- **TASK DESCRIPTION**:
Line by line, repeat the data below exactly, beginning at the first line and ending at the line with "y_ticks = [0, 10, 20, 30, 40]". Omit pictures.

- **SOURCE EXCERPT**:

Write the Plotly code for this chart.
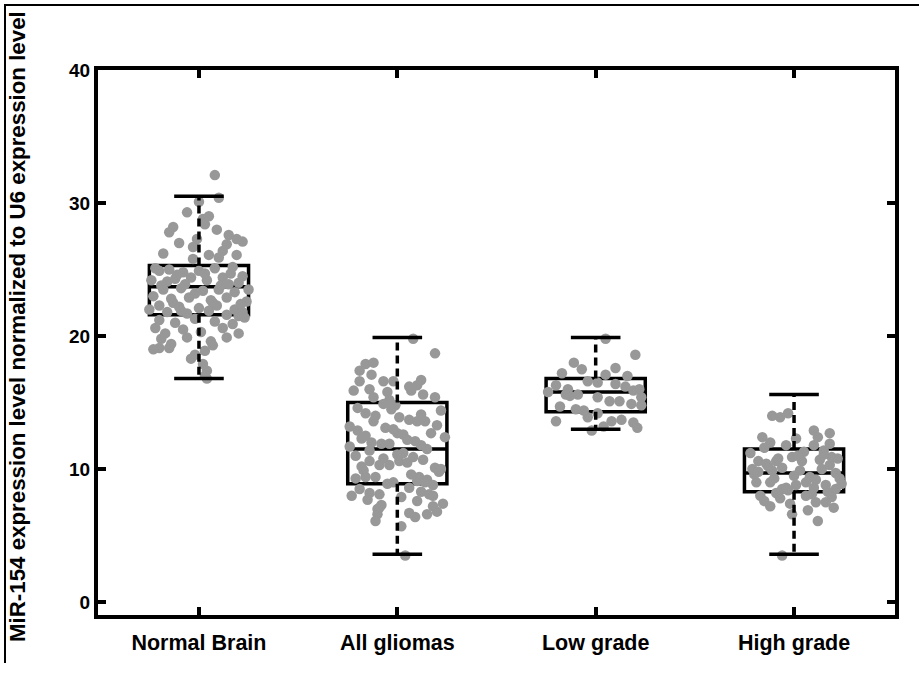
import plotly.graph_objects as go

categories = ["Normal Brain", "All gliomas", "Low grade", "High grade"]
positions = [1, 2, 3, 4]
y_ticks = [0, 10, 20, 30, 40]

# box statistics
q1 = [21.6, 8.9, 14.3, 8.3]
median = [23.7, 11.5, 15.8, 9.7]
q3 = [25.3, 15.0, 16.8, 11.5]
whisker_low = [16.8, 3.6, 13.0, 3.6]
whisker_high = [30.5, 19.9, 19.9, 15.6]

# individual samples: horizontal jitter offset (category units) and value
nb_dx = [0.08, 0.10, 0.00, -0.13, 0.03, 0.05, -0.10, -0.18, 0.15, 0.19, 0.19, 0.12, -0.01, -0.03, 0.05, -0.03, 0.22, 0.10, -0.22,
         -0.20, -0.15, -0.08, 0.00, 0.08, 0.16, 0.22, -0.24, -0.12, -0.04, 0.04, 0.12, 0.20, -0.18, -0.09, 0.02, 0.10, 0.18,
         -0.23, -0.14, -0.05, 0.06, 0.14, 0.24, -0.20, -0.10, 0.00, 0.09, 0.18, -0.16, -0.06, 0.05, 0.14, 0.22,
         -0.20, -0.12, -0.02, 0.08, 0.17, 0.23, -0.22, -0.17, -0.08, 0.01, 0.12, 0.20, -0.19, -0.14, -0.06, 0.06, 0.14,
         -0.20, -0.23, -0.15, 0.03, 0.07, -0.04, 0.02, 0.04, 0.03, 0.04, -0.02,
         -0.11, 0.11, -0.02, 0.17, -0.16, 0.25, -0.25, 0.20, -0.06, 0.02, 0.09, -0.15, 0.14,
         -0.07, 0.07, -0.19, 0.15, -0.13, 0.03, 0.21, -0.09]
nb_y = [32.1, 30.4, 30.1, 28.2, 28.4, 29.0, 27.0, 26.2, 27.6, 27.3, 26.1, 26.4, 27.3, 26.7, 26.1, 25.8, 27.1, 25.9, 25.1,
        24.9, 25.0, 24.8, 24.9, 25.1, 24.7, 24.5, 24.2, 24.3, 24.4, 24.2, 24.4, 24.0, 23.5, 23.6, 23.4, 23.5, 23.3,
        23.0, 22.8, 22.9, 22.7, 22.9, 22.6, 22.3, 22.2, 22.1, 22.3, 22.0, 21.8, 21.7, 21.9, 21.6, 21.8,
        21.2, 21.0, 21.3, 21.1, 20.9, 21.4, 20.6, 20.2, 20.5, 20.3, 20.6, 20.2, 19.8, 19.4, 19.9, 19.6, 19.9,
        19.1, 19.0, 19.1, 18.9, 19.3, 18.3, 17.9, 17.4, 17.0, 16.8, 18.6,
        24.6, 23.8, 23.2, 25.2, 24.1, 23.5, 22.0, 21.5, 29.3, 28.8, 28.0, 27.8, 26.9,
        23.9, 22.5, 23.8, 23.9, 22.5, 24.7, 22.4, 21.9]

ag_dx = [0.08, 0.19, -0.16, -0.12, -0.19, -0.13, -0.19, -0.07, -0.02, 0.12, 0.10, -0.14, -0.05, 0.07, 0.13, 0.19, -0.12,
         -0.16, -0.11, 0.01, 0.06, 0.10, 0.14, 0.00, 0.03, 0.17, -0.18, -0.13, -0.08, -0.04, 0.09, 0.12,
         -0.14, -0.09, -0.04, 0.01, 0.05, 0.13, 0.19, -0.16, -0.11, 0.11, 0.15, -0.19, -0.14, -0.09, 0.06, 0.12, 0.16,
         -0.08, 0.10, 0.18, 0.20, 0.15, 0.06, -0.10, -0.11, 0.04,
         -0.22, -0.20, -0.24, -0.21, 0.22, 0.24, 0.21, -0.01, -0.06, 0.03, 0.08, -0.17, -0.02, 0.18, -0.23, 0.23,
         -0.15, -0.10, -0.05, 0.02, 0.07, -0.20, 0.20, -0.03, 0.12, -0.12, 0.05, -0.07, 0.15, -0.18, 0.10, -0.04,
         -0.21, 0.22, 0.00, -0.14, 0.14, -0.09, 0.09, -0.24, 0.18, -0.02, 0.06, -0.16, -0.07, 0.02]
ag_y = [19.8, 18.7, 17.9, 18.0, 17.4, 17.1, 16.6, 16.6, 16.6, 16.7, 16.3, 16.0, 15.8, 15.9, 15.6, 15.4, 15.4,
        14.2, 14.0, 13.9, 13.7, 13.6, 13.6, 12.7, 12.6, 12.7, 12.3, 12.0, 11.9, 11.9, 12.1, 11.8,
        10.6, 10.3, 10.3, 10.6, 10.5, 10.7, 10.1, 9.4, 9.4, 9.4, 9.2, 8.5, 8.2, 8.1, 8.6, 8.3, 8.1,
        7.3, 7.6, 7.2, 6.8, 6.6, 6.7, 6.6, 6.1, 3.5,
        15.9, 14.6, 13.2, 11.0, 14.4, 12.4, 9.8, 14.8, 13.1, 11.2, 10.9, 9.9, 9.0, 8.8, 8.0, 7.4,
        7.7, 7.0, 8.9, 7.9, 9.6, 12.9, 13.3, 14.5, 14.1, 13.6, 12.2, 10.8, 11.5, 10.2, 9.1, 15.2,
        9.3, 10.0, 11.1, 11.4, 9.0, 7.1, 6.4, 11.7, 8.0, 13.0, 16.2, 12.5, 14.9, 5.7]

lg_dx = [0.05, 0.20, -0.11, -0.07, -0.17, 0.05, 0.16, -0.20, -0.14, -0.04, 0.01, 0.10, 0.19, 0.23,
         -0.13, -0.09, 0.01, 0.07, 0.12, 0.18, 0.23, -0.20, -0.04, 0.01, 0.08, 0.13, 0.19, 0.21, -0.02, -0.15,
         -0.24, -0.10, 0.15, 0.22, -0.18, 0.04, -0.06, 0.10]
lg_y = [19.8, 18.6, 18.0, 17.5, 17.2, 17.1, 17.0, 16.3, 16.0, 16.6, 16.5, 16.4, 15.9, 15.4,
        15.5, 15.6, 15.4, 15.1, 15.1, 14.9, 14.8, 13.6, 13.9, 14.2, 13.6, 13.7, 13.5, 13.1, 12.9, 15.6,
        15.8, 14.5, 16.2, 16.0, 14.7, 13.2, 14.4, 17.6]

hg_dx = [-0.11, -0.07, -0.03, 0.10, 0.18, -0.16, -0.12, -0.04, 0.01, 0.10, 0.15, 0.19, -0.18, -0.14, -0.09, -0.06, 0.04,
         0.13, 0.18, 0.21, -0.19, -0.12, -0.06, 0.01, 0.06, 0.10, 0.16, 0.21, -0.07, -0.02, 0.07, 0.11, 0.16, 0.20, 0.12, -0.06,
         -0.22, -0.20, -0.15, -0.10, -0.01, 0.05, 0.22, 0.24, -0.17, -0.09, 0.03, 0.08, 0.14, -0.13, 0.00, 0.18, -0.04, 0.09,
         -0.21, -0.11, 0.12, 0.23, -0.15, -0.03, 0.06, 0.19, -0.08, 0.15, -0.18, 0.02, 0.11, -0.12, 0.17, -0.01]
hg_y = [14.0, 13.9, 14.2, 12.9, 12.7, 12.4, 12.0, 11.8, 12.3, 11.8, 11.4, 10.9, 10.6, 10.4, 10.6, 10.1, 10.6,
        10.7, 10.3, 9.7, 9.0, 9.0, 8.5, 8.8, 9.0, 8.6, 8.8, 8.5, 7.8, 7.4, 6.9, 7.5, 7.5, 7.1, 6.1, 3.5,
        11.2, 9.6, 11.6, 9.3, 10.9, 11.3, 10.8, 8.9, 8.0, 8.2, 9.9, 9.4, 10.0, 10.2, 9.5, 11.9, 8.6, 8.1,
        10.0, 9.9, 12.4, 9.3, 7.6, 8.4, 8.0, 7.9, 10.8, 11.1, 9.8, 11.0, 9.2, 7.2, 8.3, 6.6]

dx_lists = [nb_dx, ag_dx, lg_dx, hg_dx]
y_lists = [nb_y, ag_y, lg_y, hg_y]

BOX_W = 0.5
CAP_W = 0.25
POINT_COLOR = "rgb(152,152,152)"
LINE_W = 3.5

fig = go.Figure()

# jittered points (below the boxes)
for pos, dxs, ys in zip(positions, dx_lists, y_lists):
    fig.add_trace(go.Scatter(
        x=[pos + d for d in dxs], y=ys, mode="markers",
        marker=dict(color=POINT_COLOR, size=10.5, line=dict(width=0)),
        showlegend=False, hoverinfo="y"))

# dashed whiskers and caps
for i, pos in enumerate(positions):
    fig.add_trace(go.Scatter(
        x=[pos, pos, None, pos, pos],
        y=[q3[i], whisker_high[i], None, q1[i], whisker_low[i]],
        mode="lines", line=dict(color="black", width=LINE_W, dash="8px,5px"),
        showlegend=False, hoverinfo="skip"))
    fig.add_trace(go.Scatter(
        x=[pos - CAP_W / 2, pos + CAP_W / 2, None, pos - CAP_W / 2, pos + CAP_W / 2],
        y=[whisker_high[i], whisker_high[i], None, whisker_low[i], whisker_low[i]],
        mode="lines", line=dict(color="black", width=LINE_W),
        showlegend=False, hoverinfo="skip"))

# boxes
fig.add_trace(go.Box(
    x=positions, q1=q1, median=median, q3=q3,
    lowerfence=q1, upperfence=q3,
    width=BOX_W, fillcolor="rgba(0,0,0,0)",
    line=dict(color="black", width=LINE_W),
    boxpoints=False, showlegend=False, whiskerwidth=0))

FONT = "Liberation Sans"
L, R, T, B = 98, 24, 70, 58
W, H = 919, 673
PW, PH = W - L - R, H - T - B


def px_x(p):
    return (p - L) / PW


def px_y(p):
    return 1 - (p - T) / PH


fig.update_layout(
    width=W, height=H,
    margin=dict(l=L, r=R, t=T, b=B),
    paper_bgcolor="white", plot_bgcolor="white",
    font=dict(family=FONT, color="black"),
    xaxis=dict(
        range=[0.491, 4.509], tickmode="array", tickvals=positions,
        ticktext=["<b>%s</b>" % c for c in categories],
        tickfont=dict(size=21.5, family=FONT), ticks="inside", ticklen=8, tickwidth=4,
        tickcolor="black", showline=True, linecolor="black", linewidth=4,
        mirror="ticks", showgrid=False, zeroline=False, ticklabelstandoff=5),
    yaxis=dict(
        range=[-0.97, 40], tickmode="array", tickvals=y_ticks,
        ticktext=["<b>%d</b>" % v for v in y_ticks],
        tickfont=dict(size=19, family=FONT), ticks="inside", ticklen=8, tickwidth=4,
        tickcolor="black", showline=True, linecolor="black", linewidth=4,
        mirror="ticks", showgrid=False, zeroline=False),
    annotations=[
        dict(text="<b>MiR-154 expression level normalized to U6 expression level</b>",
             xref="paper", yref="paper", x=px_x(17), y=px_y(327),
             xanchor="center", yanchor="middle", textangle=-90, showarrow=False,
             font=dict(size=22.3, family=FONT, color="black")),
    ],
    shapes=[
        dict(type="line", xref="paper", yref="paper", x0=px_x(4), x1=px_x(925),
             y0=px_y(5), y1=px_y(5), line=dict(color="black", width=2)),
        dict(type="line", xref="paper", yref="paper", x0=px_x(5), x1=px_x(5),
             y0=px_y(4), y1=px_y(663), line=dict(color="black", width=2)),
    ],
)

fig.write_html("out.html", config={"displayModeBar": False},
               post_script="document.body.style.margin='0';")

- **FINISHED ANSWER**:
Write the Plotly code for this chart.
import plotly.graph_objects as go

categories = ["Normal Brain", "All gliomas", "Low grade", "High grade"]
positions = [1, 2, 3, 4]
y_ticks = [0, 10, 20, 30, 40]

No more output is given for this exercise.